Work to do
Skip every picture and transcribe the remaining material exactly.

__________

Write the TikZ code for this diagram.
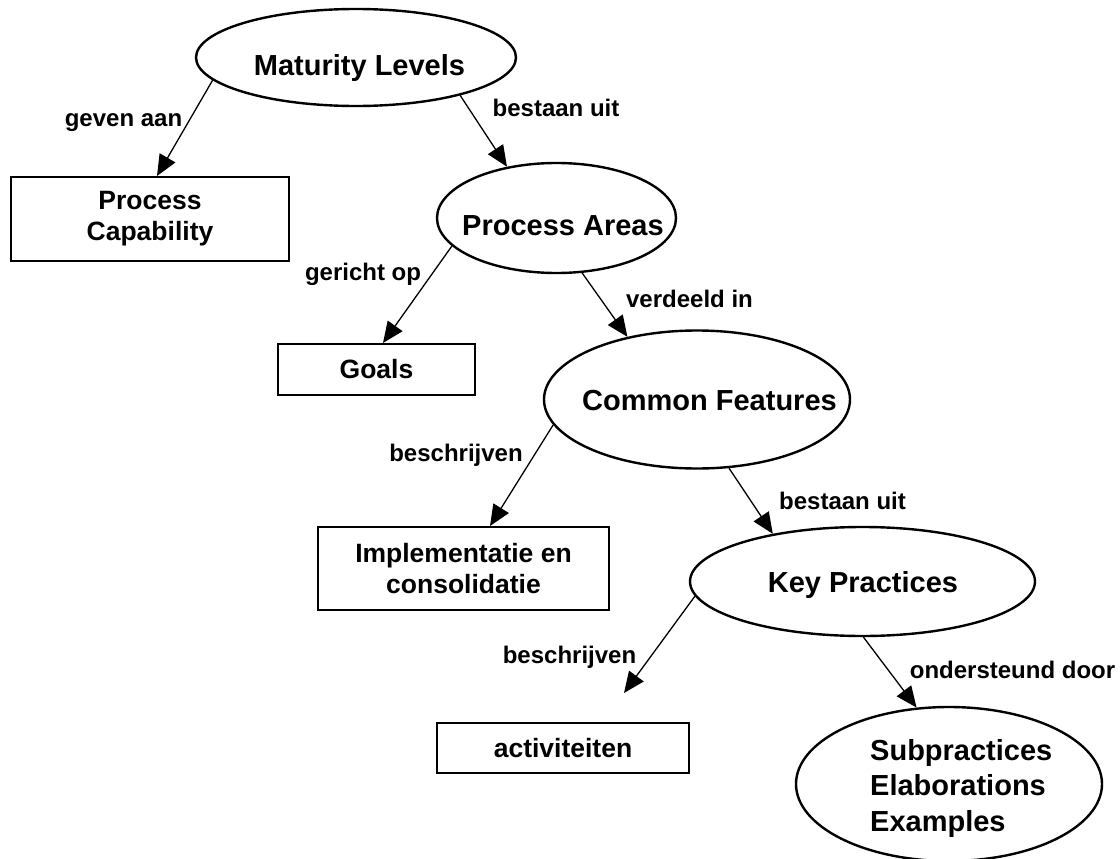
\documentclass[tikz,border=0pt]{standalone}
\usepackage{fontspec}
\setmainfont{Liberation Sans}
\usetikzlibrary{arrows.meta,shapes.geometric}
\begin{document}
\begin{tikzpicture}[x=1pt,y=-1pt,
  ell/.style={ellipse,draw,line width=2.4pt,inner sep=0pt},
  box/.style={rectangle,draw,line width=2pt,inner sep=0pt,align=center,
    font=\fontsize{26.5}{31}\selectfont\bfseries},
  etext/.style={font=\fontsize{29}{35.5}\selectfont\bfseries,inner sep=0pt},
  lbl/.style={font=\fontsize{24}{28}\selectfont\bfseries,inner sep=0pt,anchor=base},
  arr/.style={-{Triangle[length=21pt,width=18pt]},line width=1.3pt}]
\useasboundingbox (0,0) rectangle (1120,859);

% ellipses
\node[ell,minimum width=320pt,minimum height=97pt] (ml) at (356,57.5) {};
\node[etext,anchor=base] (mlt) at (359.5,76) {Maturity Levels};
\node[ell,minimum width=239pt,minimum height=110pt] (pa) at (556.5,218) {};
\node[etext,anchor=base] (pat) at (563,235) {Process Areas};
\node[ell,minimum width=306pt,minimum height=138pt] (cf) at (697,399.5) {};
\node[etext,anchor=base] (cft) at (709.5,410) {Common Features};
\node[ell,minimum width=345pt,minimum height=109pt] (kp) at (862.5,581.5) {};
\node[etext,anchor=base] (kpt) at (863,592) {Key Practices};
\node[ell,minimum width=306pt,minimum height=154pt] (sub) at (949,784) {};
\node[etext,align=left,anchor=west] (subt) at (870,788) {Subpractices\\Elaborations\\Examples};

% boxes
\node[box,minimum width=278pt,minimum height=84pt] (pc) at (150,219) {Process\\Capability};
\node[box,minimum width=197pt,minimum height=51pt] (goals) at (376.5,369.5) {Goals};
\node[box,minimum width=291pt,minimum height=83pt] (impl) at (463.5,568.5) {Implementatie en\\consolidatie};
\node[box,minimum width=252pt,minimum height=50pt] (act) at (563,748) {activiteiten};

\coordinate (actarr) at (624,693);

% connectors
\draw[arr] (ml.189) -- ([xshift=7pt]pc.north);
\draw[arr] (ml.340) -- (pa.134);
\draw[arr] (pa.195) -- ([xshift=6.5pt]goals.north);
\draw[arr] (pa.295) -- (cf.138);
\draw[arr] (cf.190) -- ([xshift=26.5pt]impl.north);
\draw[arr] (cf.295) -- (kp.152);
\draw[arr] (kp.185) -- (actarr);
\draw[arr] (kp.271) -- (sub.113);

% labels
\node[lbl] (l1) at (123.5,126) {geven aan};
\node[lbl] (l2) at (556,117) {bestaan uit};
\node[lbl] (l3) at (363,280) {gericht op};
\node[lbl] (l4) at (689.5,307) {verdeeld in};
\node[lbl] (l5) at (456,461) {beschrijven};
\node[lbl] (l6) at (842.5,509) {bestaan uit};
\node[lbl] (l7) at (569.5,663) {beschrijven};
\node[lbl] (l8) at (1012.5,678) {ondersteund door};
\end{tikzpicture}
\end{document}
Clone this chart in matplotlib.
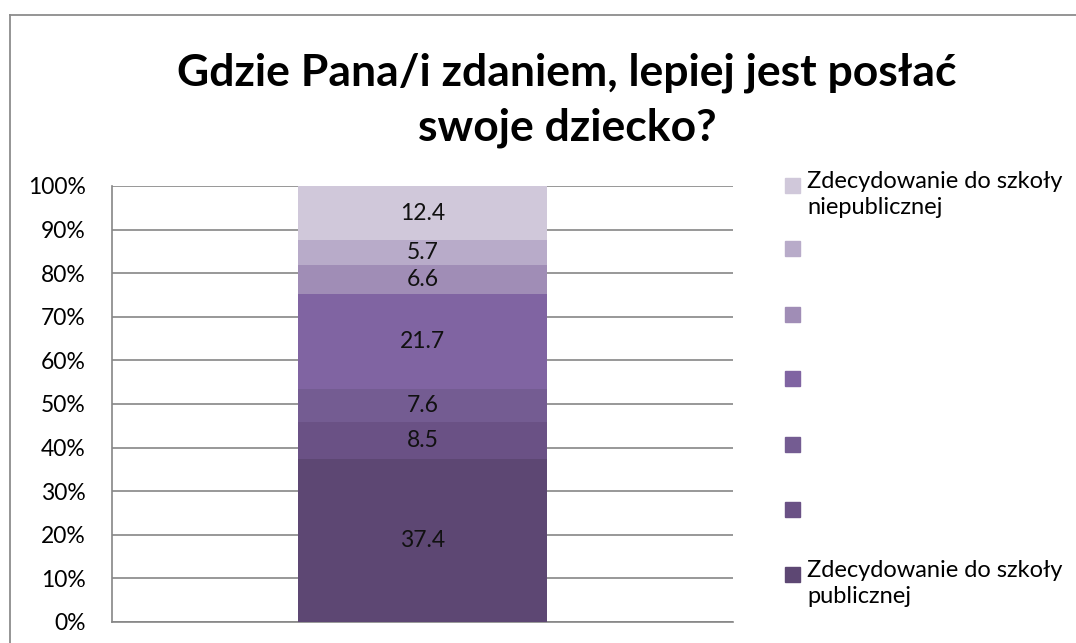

__________

Full solution
Write the TikZ code for this diagram.
\documentclass[tikz,border=0pt]{standalone}
\usepackage{fontspec}
\setmainfont{Liberation Sans}
\usetikzlibrary{arrows.meta,shapes.geometric}
\begin{document}
\begin{tikzpicture}[x=1pt,y=-1pt,
  ell/.style={ellipse,draw,line width=2.4pt,inner sep=0pt},
  box/.style={rectangle,draw,line width=2pt,inner sep=0pt,align=center,
    font=\fontsize{26.5}{31}\selectfont\bfseries},
  etext/.style={font=\fontsize{29}{35.5}\selectfont\bfseries,inner sep=0pt},
  lbl/.style={font=\fontsize{24}{28}\selectfont\bfseries,inner sep=0pt,anchor=base},
  arr/.style={-{Triangle[length=21pt,width=18pt]},line width=1.3pt}]
\useasboundingbox (0,0) rectangle (1120,859);

% ellipses
\node[ell,minimum width=320pt,minimum height=97pt] (ml) at (356,57.5) {};
\node[etext,anchor=base] (mlt) at (359.5,76) {Maturity Levels};
\node[ell,minimum width=239pt,minimum height=110pt] (pa) at (556.5,218) {};
\node[etext,anchor=base] (pat) at (563,235) {Process Areas};
\node[ell,minimum width=306pt,minimum height=138pt] (cf) at (697,399.5) {};
\node[etext,anchor=base] (cft) at (709.5,410) {Common Features};
\node[ell,minimum width=345pt,minimum height=109pt] (kp) at (862.5,581.5) {};
\node[etext,anchor=base] (kpt) at (863,592) {Key Practices};
\node[ell,minimum width=306pt,minimum height=154pt] (sub) at (949,784) {};
\node[etext,align=left,anchor=west] (subt) at (870,788) {Subpractices\\Elaborations\\Examples};

% boxes
\node[box,minimum width=278pt,minimum height=84pt] (pc) at (150,219) {Process\\Capability};
\node[box,minimum width=197pt,minimum height=51pt] (goals) at (376.5,369.5) {Goals};
\node[box,minimum width=291pt,minimum height=83pt] (impl) at (463.5,568.5) {Implementatie en\\consolidatie};
\node[box,minimum width=252pt,minimum height=50pt] (act) at (563,748) {activiteiten};

\coordinate (actarr) at (624,693);

% connectors
\draw[arr] (ml.189) -- ([xshift=7pt]pc.north);
\draw[arr] (ml.340) -- (pa.134);
\draw[arr] (pa.195) -- ([xshift=6.5pt]goals.north);
\draw[arr] (pa.295) -- (cf.138);
\draw[arr] (cf.190) -- ([xshift=26.5pt]impl.north);
\draw[arr] (cf.295) -- (kp.152);
\draw[arr] (kp.185) -- (actarr);
\draw[arr] (kp.271) -- (sub.113);

% labels
\node[lbl] (l1) at (123.5,126) {geven aan};
\node[lbl] (l2) at (556,117) {bestaan uit};
\node[lbl] (l3) at (363,280) {gericht op};
\node[lbl] (l4) at (689.5,307) {verdeeld in};
\node[lbl] (l5) at (456,461) {beschrijven};
\node[lbl] (l6) at (842.5,509) {bestaan uit};
\node[lbl] (l7) at (569.5,663) {beschrijven};
\node[lbl] (l8) at (1012.5,678) {ondersteund door};
\end{tikzpicture}
\end{document}
Clone this chart in matplotlib.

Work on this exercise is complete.